The question presented is whether the type of share draft program above described is prohibited by this statute. In our opinion, there can be but one answer; namely, that any credit union establishing such a share draft program must be said, thereby, to be carrying a checking account within the common and ordinary meaning of that term ‑ even though the special savings draft account involved is not expressly so labeled. In view of all of the various features which we have listed in describing the plan, the share drafts themselves constitute "checks" and the special account is a checking account. Therefore such a plan, if established and operated by a state regulated credit union, would be in direct violation of the clear and unequivocal prohibition against credit union checking accounts which is contained in RCW 31.12.260.1/ And, obviously, the state supervisor [[Orig. Op.

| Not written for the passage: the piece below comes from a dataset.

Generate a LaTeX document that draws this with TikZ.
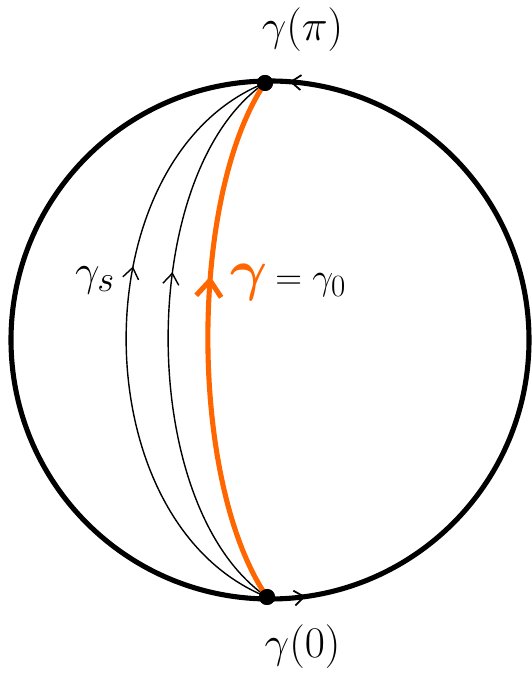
\documentclass[tikz,border=0pt]{standalone}
\usepackage{xcolor}
\usepackage{amsmath,amssymb}
\usetikzlibrary{arrows.meta,decorations.markings}
\definecolor{geoorange}{RGB}{255,102,0}

\begin{document}
\begin{tikzpicture}[
  sphere/.style={line width=2.9pt},
  pole/.style={circle,fill=black,inner sep=0pt,minimum size=0.32cm},
  thin/.style={line width=0.8pt,postaction={decorate},
    decoration={markings,mark=at position 0.62 with {\arrow{Straight Barb[length=2.2mm,width=3.2mm]}}}},
  geo/.style={geoorange,line width=2.9pt,postaction={decorate},
    decoration={markings,mark=at position 0.62 with {\arrow{Straight Barb[length=3.2mm,width=5mm]}}}},
  lbl/.style={font=\fontsize{28}{30}\selectfont}
]
  \useasboundingbox (0,0) rectangle (10.62,13.54);
  % sphere with its orientation ticks
  \coordinate (c) at (5.4,6.74);
  \draw[sphere,postaction={decorate},
    decoration={markings,
      mark=at position 0.238 with {\arrow{Straight Barb[length=2mm,width=3mm,line width=1pt]}},
      mark=at position 0.772 with {\arrow{Straight Barb[length=2mm,width=3mm,line width=1pt]}}}]
    (c) circle[radius=5.18];
  \node[pole] (top) at (5.3,11.88) {};
  \node[pole] (bot) at (5.34,1.6) {};
  % family of curves
  \draw[thin] (bot.center) .. controls (1.59,3.1) and (1.59,10.4) .. (top.center);
  \draw[thin] (bot.center) .. controls (2.71,3.4) and (2.71,10.1) .. (top.center);
  \draw[geo] (bot.center) .. controls (3.77,3.9) and (3.77,9.6) .. (top.center);
  \node[pole] at (top) {};
  \node[pole] at (bot) {};
  % labels
  \node[lbl] (gpi) at (6.05,12.95) {$\gamma(\pi)$};
  \node[lbl] (gzero) at (6.05,0.6) {$\gamma(0)$};
  \node[lbl] (gs) at (1.9,7.94) {$\gamma_s$};
  \node[lbl,text=geoorange,scale=1.3] (g) at (4.98,7.9) {$\boldsymbol{\gamma}$};
  \node[lbl,anchor=west,scale=0.85] (geq) at (5.4,7.84) {$=\gamma_0$};
\end{tikzpicture}
\end{document}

Page 4]] of savings and loans may not purport to sanction, by his approval, a course of action which is in direct violation of a state statutory prohibition such as this.
We trust that the foregoing will be of some assistance to you.
Very truly yours,
PHILIP H. AUSTIN
Deputy Attorney General
*** FOOTNOTES ***
1/In thus concluding, however, it is important to note and emphasize that our present negative opinion is based upon the particular factual pattern which is here involved. At the same time we can conceive of the possibility that something which might be labeled as a "share draft" program could legally be fashioned in such a manner as to avoid the statutory obstacle which presently exists, by reason of RCW 31.12.260, supra, insofar as the plan to which you have directed our attention is concerned.